I love that show. I know the constraints and the tricks of reality TV (I’ve appeared enough in it myself), but I love the drama that VPR produces week on week, season after season. I’m always bemused that all the young people fancy each other so much when most of them are, at best, a B-rating (apart from the exquisite Scheana, who is so mega stunning, and doesn’t realise how even more stunning she is without make-up). I love Kristen, who knows that she has to be an ongoing nightmare for the show to work – and boy, can she work it.
   
I’m fascinated how anyone can go by the name of La-La and expect to be taken seriously. I’m disturbed by James’s ongoing, reality TV suicide meltdown and his need to talk about sex in order to try to validate himself in the cultural wasteland in which, as a Brit, he finds himself. I’m constantly amused by TT Bros – the two Tom boys, who are so dull, uninspired and uninspiring, I am surprised any woman has ever wanted to have sex with either of them. Ever.
   
Lisa is an exceptional puppeteer, who orchestrates reality TV to promote her business empires, and she is brilliant at it. In both shows in which she appears, she never exposes too much about herself or her family – she gets the gig, but she also values her private life.
   
But, back to Vanderpump Rules, and Monsieur Le Jax (oh, come on – let’s make him even grander than he already thinks himself to be). Today, his Twitter account posted a picture of Lisa’s husband Ken, following the wrap of the current series, with Monsieur LJ holding one of the family dogs and a drink. I posted a comment asking whether he had stolen dog and/or drink. 

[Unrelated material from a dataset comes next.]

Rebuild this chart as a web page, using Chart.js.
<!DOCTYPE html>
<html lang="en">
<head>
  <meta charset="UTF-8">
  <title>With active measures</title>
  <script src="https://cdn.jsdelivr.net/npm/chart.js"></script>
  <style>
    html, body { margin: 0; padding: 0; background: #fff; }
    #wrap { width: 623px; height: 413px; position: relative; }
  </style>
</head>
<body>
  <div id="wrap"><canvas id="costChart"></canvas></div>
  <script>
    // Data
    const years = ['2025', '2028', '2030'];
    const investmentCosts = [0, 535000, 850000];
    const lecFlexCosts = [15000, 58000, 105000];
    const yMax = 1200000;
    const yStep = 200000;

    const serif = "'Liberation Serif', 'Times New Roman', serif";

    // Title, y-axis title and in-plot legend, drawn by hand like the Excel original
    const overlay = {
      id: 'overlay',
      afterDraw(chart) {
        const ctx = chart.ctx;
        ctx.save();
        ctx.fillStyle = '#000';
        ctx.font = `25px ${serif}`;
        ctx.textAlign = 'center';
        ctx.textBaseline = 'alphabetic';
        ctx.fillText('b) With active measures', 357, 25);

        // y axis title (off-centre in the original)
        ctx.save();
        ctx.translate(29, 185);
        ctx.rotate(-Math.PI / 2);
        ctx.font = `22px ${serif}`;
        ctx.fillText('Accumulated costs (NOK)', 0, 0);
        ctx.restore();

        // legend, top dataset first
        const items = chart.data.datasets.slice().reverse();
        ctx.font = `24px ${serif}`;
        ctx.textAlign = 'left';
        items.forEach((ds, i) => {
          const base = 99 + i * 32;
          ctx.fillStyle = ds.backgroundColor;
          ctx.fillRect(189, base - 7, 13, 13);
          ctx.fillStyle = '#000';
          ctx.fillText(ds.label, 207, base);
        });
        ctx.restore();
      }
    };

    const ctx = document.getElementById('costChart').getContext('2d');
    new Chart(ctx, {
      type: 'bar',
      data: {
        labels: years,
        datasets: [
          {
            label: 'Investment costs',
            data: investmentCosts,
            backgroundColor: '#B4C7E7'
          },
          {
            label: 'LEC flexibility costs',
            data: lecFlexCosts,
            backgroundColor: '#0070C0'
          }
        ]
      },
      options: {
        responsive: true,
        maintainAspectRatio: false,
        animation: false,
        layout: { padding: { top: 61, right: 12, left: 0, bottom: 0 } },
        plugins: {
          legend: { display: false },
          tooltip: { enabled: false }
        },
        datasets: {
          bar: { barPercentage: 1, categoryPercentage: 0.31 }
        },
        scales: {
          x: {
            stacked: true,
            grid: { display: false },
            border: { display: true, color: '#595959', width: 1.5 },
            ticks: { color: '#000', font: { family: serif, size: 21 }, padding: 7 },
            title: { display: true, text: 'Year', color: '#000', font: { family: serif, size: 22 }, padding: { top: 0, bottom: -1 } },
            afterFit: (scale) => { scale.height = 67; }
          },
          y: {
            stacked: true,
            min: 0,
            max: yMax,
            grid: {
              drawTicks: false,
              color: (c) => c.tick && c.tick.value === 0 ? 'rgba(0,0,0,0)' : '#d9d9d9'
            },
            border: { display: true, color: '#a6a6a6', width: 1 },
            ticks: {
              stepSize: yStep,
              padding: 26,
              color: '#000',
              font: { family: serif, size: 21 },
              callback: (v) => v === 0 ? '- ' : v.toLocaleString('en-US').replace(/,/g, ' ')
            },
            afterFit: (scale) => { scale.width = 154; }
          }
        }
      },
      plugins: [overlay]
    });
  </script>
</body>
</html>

Given that he has just returned from Hawaii, where he was, courtesy of the show, on a freebie, and ended up being arrested for stealing a pair of sunglasses, I thought the comment was fair game. Instantly, I was blocked, and told that this was the outcome for any negative comments posted about him.
   
Well, for a start, it wasn’t negative; also, it’s easy to follow anyone on Twitter through another account, as any self-respecting PR person should know. But they should also know that it is through what they call “negative” comment that people get to learn. Le Monsieur is not a god; he is a criminal. He has narrowly avoided jail. He has already exposed himself to be a liar and, according to people on the show, a thief, on other occasions. But hey, people - have some fun with it! Use your different accounts and get all your followers to say something, too! It works! His PR people have been on a blocking blitz this afternoon. It's hysterical! It's the guaranteed way to get him out of your life!
   
Lisa has said that she does not think Jax is a bad person – and I agree. I think he’s misguided, he drinks too much, and thinks through his trousers. He’s starting to look like an old soak (as we say in the UK – ask James, who, alas, is heading the same way, if he’s not careful), and it’s rather sad.
   
But what Le Monsieur needs more than anything at the moment is better PR: not PR people who block light-hearted banter from those on his side (I genuinely have no problem with threatening or vile people being blocked); PR people who look at his life and ask where he’s going next when this carousel comes to a stop (which it will); PR people who look at what else he might have to offer in an ever overcrowded marketplace.
   
Lisa Vanderpump has his back, as she does so many people with whom she works. But I’m afraid that unless something changes pretty quickly, we’re looking at Ax Taylor – and I suspect there’s very little else for him out there if he allows his people to continually throw him under the PR bus.
   
Vanderpump Rules. Yes, she does. But it’s also time that Le Monsieur started to apply some rules of his own. And number one? Change your PR. In my opinion, it’s ruining Lisa’s brand, it’s ruining the show, and, worse, it’s ruining you, Jax. Do something before it’s too late. Because I really do think you’re heading for the chop. And not one you’ll be able to consume in your increasingly disturbing sweaty, overweight face.
   
Grow up. Seriously. And get some good people around you. 

It’s a thin line between people wanting your dick and calling you one.